None of us can escape death. We all know that. What we fear is the loss of our individuality. It doesn’t help to know that our awareness will continue on after we die because the individual I or me or you or him or her will be gone.
We have other ways to make ourselves immortal. We all know who Gandhi was. We know who he was because of the tremendous good that he did in his life. We all know who Mother Theresa was because of the immense positive impact she had on the world.
We can all think of people who made such an incredibly positive impact on the world that they’ll be remembered and talked about for centuries after their deaths.
We can all think of people who made an incredibly negative impact on the world. They’ll be remembered and talked about for centuries after their deaths, too.
This kind of immortality is available to all of us. Disappearing after death and being forgotten to time is also a choice that’s available to us. We have to make a deliberate effort to live that kind of life—a life completely devoid of all effort and achievement.

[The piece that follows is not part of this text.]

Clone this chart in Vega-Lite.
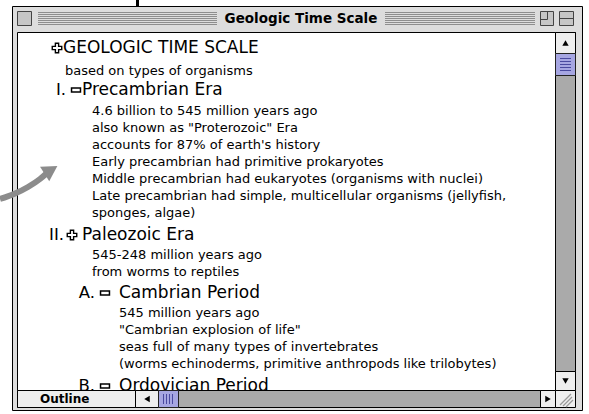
{
  "$schema": "https://vega.github.io/schema/vega-lite/v6.json",
  "width": 589,
  "height": 414,
  "autosize": "none",
  "padding": 0,
  "background": "white",
  "config": {"view": {"stroke": null}},
  "datasets": {
    "frame": [{"x": 12.5, "x2": 582.5, "y": 6.5, "y2": 410.5}],
    "content": [{"x": 17.5, "x2": 555.5, "y": 32.5, "y2": 390.5}],
    "pointer": [{"x": 136, "x2": 139, "y": 0, "y2": 6}],
    "stripes": [
      {"x": 38, "x2": 217, "y": 12.5}, {"x": 38, "x2": 217, "y": 14.5}, {"x": 38, "x2": 217, "y": 16.5},
      {"x": 38, "x2": 217, "y": 18.5}, {"x": 38, "x2": 217, "y": 20.5}, {"x": 38, "x2": 217, "y": 22.5},
      {"x": 38, "x2": 217, "y": 24.5},
      {"x": 385, "x2": 535, "y": 12.5}, {"x": 385, "x2": 535, "y": 14.5}, {"x": 385, "x2": 535, "y": 16.5},
      {"x": 385, "x2": 535, "y": 18.5}, {"x": 385, "x2": 535, "y": 20.5}, {"x": 385, "x2": 535, "y": 22.5},
      {"x": 385, "x2": 535, "y": 24.5}
    ],
    "tboxes": [
      {"x": 17.5, "x2": 31.5, "y": 11.5, "y2": 25.5},
      {"x": 540.5, "x2": 553.5, "y": 11.5, "y2": 25.5},
      {"x": 559.5, "x2": 573.5, "y": 11.5, "y2": 25.5}
    ],
    "tboxlines": [
      {"x": 559.5, "x2": 573.5, "y": 18.5},
      {"x": 540.5, "x2": 547.5, "y": 19.5}
    ],
    "tboxvlines": [
      {"x": 547.5, "y": 11.5, "y2": 19.5}
    ],
    "title": [{"t": "Geologic Time Scale", "x": 301, "y": 19}],
    "arrowline": [
      {"x": 0, "y": 199}, {"x": 14, "y": 194}, {"x": 28, "y": 187}, {"x": 40, "y": 179}, {"x": 47, "y": 173}
    ],
    "arrowhead": [{"x": 51, "y": 170}],
    "headings": [
      {"t": "GEOLOGIC TIME SCALE", "x": 63, "y": 48},
      {"t": "Precambrian Era", "x": 82, "y": 90},
      {"t": "Paleozoic Era", "x": 82, "y": 235},
      {"t": "Cambrian Period", "x": 119, "y": 293},
      {"t": "Ordovician Period", "x": 119, "y": 386}
    ],
    "labels": [
      {"t": "I.", "x": 66, "y": 90},
      {"t": "II.", "x": 64, "y": 235},
      {"t": "A.", "x": 95, "y": 293},
      {"t": "B.", "x": 95, "y": 386}
    ],
    "plus": [{"x": 57, "y": 48}, {"x": 72, "y": 235}],
    "minus": [{"x": 76, "y": 90}, {"x": 105, "y": 293}, {"x": 105, "y": 386}],
    "body": [
      {"t": "based on types of organisms", "x": 65, "y": 71},
      {"t": "4.6 billion to 545 million years ago", "x": 92, "y": 111},
      {"t": "also known as \"Proterozoic\" Era", "x": 92, "y": 128},
      {"t": "accounts for 87% of earth's history", "x": 92, "y": 145},
      {"t": "Early precambrian had primitive prokaryotes", "x": 92, "y": 162},
      {"t": "Middle precambrian had eukaryotes (organisms with nuclei)", "x": 92, "y": 179},
      {"t": "Late precambrian had simple, multicellular organisms (jellyfish,", "x": 92, "y": 196},
      {"t": "sponges, algae)", "x": 92, "y": 213},
      {"t": "545-248 million years ago", "x": 92, "y": 255},
      {"t": "from worms to reptiles", "x": 92, "y": 272},
      {"t": "545 million years ago", "x": 119, "y": 313},
      {"t": "\"Cambrian explosion of life\"", "x": 119, "y": 330},
      {"t": "seas full of many types of invertebrates", "x": 119, "y": 347},
      {"t": "(worms echinoderms, primitive anthropods like trilobytes)", "x": 119, "y": 364}
    ],
    "tracks": [
      {"x": 555.5, "x2": 575.5, "y": 32.5, "y2": 390.5},
      {"x": 17.5, "x2": 555.5, "y": 390.5, "y2": 407.5}
    ],
    "lightboxes": [
      {"x": 555.5, "x2": 575.5, "y": 32.5, "y2": 53.5},
      {"x": 555.5, "x2": 575.5, "y": 371.5, "y2": 390.5},
      {"x": 17.5, "x2": 135.5, "y": 390.5, "y2": 407.5},
      {"x": 135.5, "x2": 158.5, "y": 390.5, "y2": 407.5},
      {"x": 540.5, "x2": 555.5, "y": 390.5, "y2": 407.5},
      {"x": 555.5, "x2": 575.5, "y": 390.5, "y2": 407.5}
    ],
    "thumbs": [
      {"x": 555.5, "x2": 575.5, "y": 53.5, "y2": 75.5},
      {"x": 158.5, "x2": 178.5, "y": 390.5, "y2": 407.5}
    ],
    "griph": [
      {"x": 560, "x2": 571, "y": 58.5}, {"x": 560, "x2": 571, "y": 61.5},
      {"x": 560, "x2": 571, "y": 64.5}, {"x": 560, "x2": 571, "y": 67.5},
      {"x": 560, "x2": 571, "y": 70.5}
    ],
    "gripv": [
      {"x": 163.5, "y": 394, "y2": 404}, {"x": 166.5, "y": 394, "y2": 404},
      {"x": 169.5, "y": 394, "y2": 404}, {"x": 172.5, "y": 394, "y2": 404}
    ],
    "resize": [
      {"x": 560, "x2": 571, "y": 405, "y2": 394},
      {"x": 563, "x2": 572, "y": 406, "y2": 397},
      {"x": 566, "x2": 573, "y": 407, "y2": 400}
    ],
    "arrows": [
      {"x": 565.5, "y": 43, "s": "triangle-up"},
      {"x": 565.5, "y": 381, "s": "triangle-down"},
      {"x": 147, "y": 399, "s": "triangle-left"},
      {"x": 548, "y": 399, "s": "triangle-right"}
    ],
    "tab": [{"t": "Outline", "x": 40, "y": 399}]
  },
  "layer": [
    {
      "data": {"name": "frame"},
      "mark": {"type": "rect", "fill": "#DDDDDD", "stroke": "#000000", "strokeWidth": 1},
      "encoding": {
        "x": {"field": "x", "type": "quantitative", "scale": {"domain": [0, 589], "nice": false, "zero": false}, "axis": null},
        "x2": {"field": "x2"},
        "y": {"field": "y", "type": "quantitative", "scale": {"domain": [0, 414], "nice": false, "zero": false, "reverse": true}, "axis": null},
        "y2": {"field": "y2"}
      }
    },
    {
      "data": {"name": "pointer"},
      "mark": {"type": "rect", "fill": "#000000"},
      "encoding": {
        "x": {"field": "x", "type": "quantitative", "axis": null}, "x2": {"field": "x2"},
        "y": {"field": "y", "type": "quantitative", "axis": null}, "y2": {"field": "y2"}
      }
    },
    {
      "data": {"name": "stripes"},
      "mark": {"type": "rule", "stroke": "#8E8E8E", "strokeWidth": 1},
      "encoding": {
        "x": {"field": "x", "type": "quantitative", "axis": null}, "x2": {"field": "x2"},
        "y": {"field": "y", "type": "quantitative", "axis": null}
      }
    },
    {
      "data": {"name": "tboxes"},
      "mark": {"type": "rect", "fill": "#C6C6C6", "stroke": "#444444", "strokeWidth": 1},
      "encoding": {
        "x": {"field": "x", "type": "quantitative", "axis": null}, "x2": {"field": "x2"},
        "y": {"field": "y", "type": "quantitative", "axis": null}, "y2": {"field": "y2"}
      }
    },
    {
      "data": {"name": "tboxlines"},
      "mark": {"type": "rule", "stroke": "#444444", "strokeWidth": 1},
      "encoding": {
        "x": {"field": "x", "type": "quantitative", "axis": null}, "x2": {"field": "x2"},
        "y": {"field": "y", "type": "quantitative", "axis": null}
      }
    },
    {
      "data": {"name": "tboxvlines"},
      "mark": {"type": "rule", "stroke": "#444444", "strokeWidth": 1},
      "encoding": {
        "x": {"field": "x", "type": "quantitative", "axis": null},
        "y": {"field": "y", "type": "quantitative", "axis": null}, "y2": {"field": "y2"}
      }
    },
    {
      "data": {"name": "title"},
      "mark": {"type": "text", "font": "DejaVu Sans", "fontWeight": "bold", "fontSize": 13.5, "align": "center", "baseline": "middle", "color": "#000000"},
      "encoding": {
        "x": {"field": "x", "type": "quantitative", "axis": null},
        "y": {"field": "y", "type": "quantitative", "axis": null},
        "text": {"field": "t"}
      }
    },
    {
      "data": {"name": "content"},
      "mark": {"type": "rect", "fill": "#FFFFFF", "stroke": "#000000", "strokeWidth": 1},
      "encoding": {
        "x": {"field": "x", "type": "quantitative", "axis": null}, "x2": {"field": "x2"},
        "y": {"field": "y", "type": "quantitative", "axis": null}, "y2": {"field": "y2"}
      }
    },
    {
      "data": {"name": "headings"},
      "mark": {"type": "text", "font": "DejaVu Sans", "fontSize": 17, "align": "left", "baseline": "middle", "color": "#000000"},
      "encoding": {
        "x": {"field": "x", "type": "quantitative", "axis": null},
        "y": {"field": "y", "type": "quantitative", "axis": null},
        "text": {"field": "t"}
      }
    },
    {
      "data": {"name": "labels"},
      "mark": {"type": "text", "font": "DejaVu Sans", "fontSize": 16.5, "align": "right", "baseline": "middle", "color": "#000000"},
      "encoding": {
        "x": {"field": "x", "type": "quantitative", "axis": null},
        "y": {"field": "y", "type": "quantitative", "axis": null},
        "text": {"field": "t"}
      }
    },
    {
      "data": {"name": "plus"},
      "mark": {"type": "point", "shape": "M-0.34,-1H0.34V-0.34H1V0.34H0.34V1H-0.34V0.34H-1V-0.34H-0.34Z", "size": 90, "filled": true, "fill": "#FFFFFF", "stroke": "#000000", "strokeWidth": 1.4, "opacity": 1},
      "encoding": {
        "x": {"field": "x", "type": "quantitative", "axis": null},
        "y": {"field": "y", "type": "quantitative", "axis": null}
      }
    },
    {
      "data": {"name": "minus"},
      "mark": {"type": "point", "shape": "M-1,-0.45H1V0.45H-1Z", "size": 80, "filled": true, "fill": "#FFFFFF", "stroke": "#000000", "strokeWidth": 1.5, "opacity": 1},
      "encoding": {
        "x": {"field": "x", "type": "quantitative", "axis": null},
        "y": {"field": "y", "type": "quantitative", "axis": null}
      }
    },
    {
      "data": {"name": "body"},
      "mark": {"type": "text", "font": "DejaVu Sans", "fontSize": 13, "align": "left", "baseline": "middle", "color": "#000000"},
      "encoding": {
        "x": {"field": "x", "type": "quantitative", "axis": null},
        "y": {"field": "y", "type": "quantitative", "axis": null},
        "text": {"field": "t"}
      }
    },
    {
      "data": {"name": "tracks"},
      "mark": {"type": "rect", "fill": "#AAAAAA", "stroke": "#000000", "strokeWidth": 1},
      "encoding": {
        "x": {"field": "x", "type": "quantitative", "axis": null}, "x2": {"field": "x2"},
        "y": {"field": "y", "type": "quantitative", "axis": null}, "y2": {"field": "y2"}
      }
    },
    {
      "data": {"name": "lightboxes"},
      "mark": {"type": "rect", "fill": "#EEEEEE", "stroke": "#000000", "strokeWidth": 1},
      "encoding": {
        "x": {"field": "x", "type": "quantitative", "axis": null}, "x2": {"field": "x2"},
        "y": {"field": "y", "type": "quantitative", "axis": null}, "y2": {"field": "y2"}
      }
    },
    {
      "data": {"name": "thumbs"},
      "mark": {"type": "rect", "fill": "#A6A6E2", "stroke": "#222222", "strokeWidth": 1},
      "encoding": {
        "x": {"field": "x", "type": "quantitative", "axis": null}, "x2": {"field": "x2"},
        "y": {"field": "y", "type": "quantitative", "axis": null}, "y2": {"field": "y2"}
      }
    },
    {
      "data": {"name": "griph"},
      "mark": {"type": "rule", "stroke": "#4A4AA0", "strokeWidth": 1},
      "encoding": {
        "x": {"field": "x", "type": "quantitative", "axis": null}, "x2": {"field": "x2"},
        "y": {"field": "y", "type": "quantitative", "axis": null}
      }
    },
    {
      "data": {"name": "gripv"},
      "mark": {"type": "rule", "stroke": "#4A4AA0", "strokeWidth": 1},
      "encoding": {
        "x": {"field": "x", "type": "quantitative", "axis": null},
        "y": {"field": "y", "type": "quantitative", "axis": null}, "y2": {"field": "y2"}
      }
    },
    {
      "data": {"name": "resize"},
      "mark": {"type": "rule", "stroke": "#999999", "strokeWidth": 1.2},
      "encoding": {
        "x": {"field": "x", "type": "quantitative", "axis": null}, "x2": {"field": "x2"},
        "y": {"field": "y", "type": "quantitative", "axis": null}, "y2": {"field": "y2"}
      }
    },
    {
      "data": {"name": "arrows"},
      "mark": {"type": "point", "filled": true, "size": 40, "color": "#000000", "opacity": 1},
      "encoding": {
        "x": {"field": "x", "type": "quantitative", "axis": null},
        "y": {"field": "y", "type": "quantitative", "axis": null},
        "shape": {"field": "s", "type": "nominal", "scale": null, "legend": null}
      }
    },
    {
      "data": {"name": "tab"},
      "mark": {"type": "text", "font": "DejaVu Sans", "fontWeight": "bold", "fontSize": 12, "align": "left", "baseline": "middle", "color": "#000000"},
      "encoding": {
        "x": {"field": "x", "type": "quantitative", "axis": null},
        "y": {"field": "y", "type": "quantitative", "axis": null},
        "text": {"field": "t"}
      }
    },
    {
      "data": {"name": "arrowline"},
      "mark": {"type": "line", "stroke": "#8C8C8C", "strokeWidth": 6, "interpolate": "monotone", "strokeCap": "butt"},
      "encoding": {
        "x": {"field": "x", "type": "quantitative", "axis": null},
        "y": {"field": "y", "type": "quantitative", "axis": null}
      }
    },
    {
      "data": {"name": "arrowhead"},
      "mark": {"type": "point", "shape": "triangle-up", "filled": true, "size": 300, "color": "#8C8C8C", "opacity": 1, "angle": 58},
      "encoding": {
        "x": {"field": "x", "type": "quantitative", "axis": null},
        "y": {"field": "y", "type": "quantitative", "axis": null}
      }
    }
  ]
}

This is the only way to preserve our individuality. It’s the one avenue available to us to sooth our egos and make sure everyone remembers who we are and considers us important.
The bliss of Heaven and the torment of Hell are also entirely our own choices. We live Heaven or Hell every day—either in bliss or torment—depending on how we go through the world and the choices we make.
We can live in a Hell of our own making or a Heaven of our own making. We can create Heaven for the people around us—a Heaven that continues long after our deaths—or we can create Hell for the people around us.
Our true nature survives after death and continues the function for which we were created. Our awareness will continue to struggle to understand itself, to ask the questions of why we’re here and what is our purpose in life, and we’ll continue to strive toward the fullness of our own awareness and universal, infinite unity.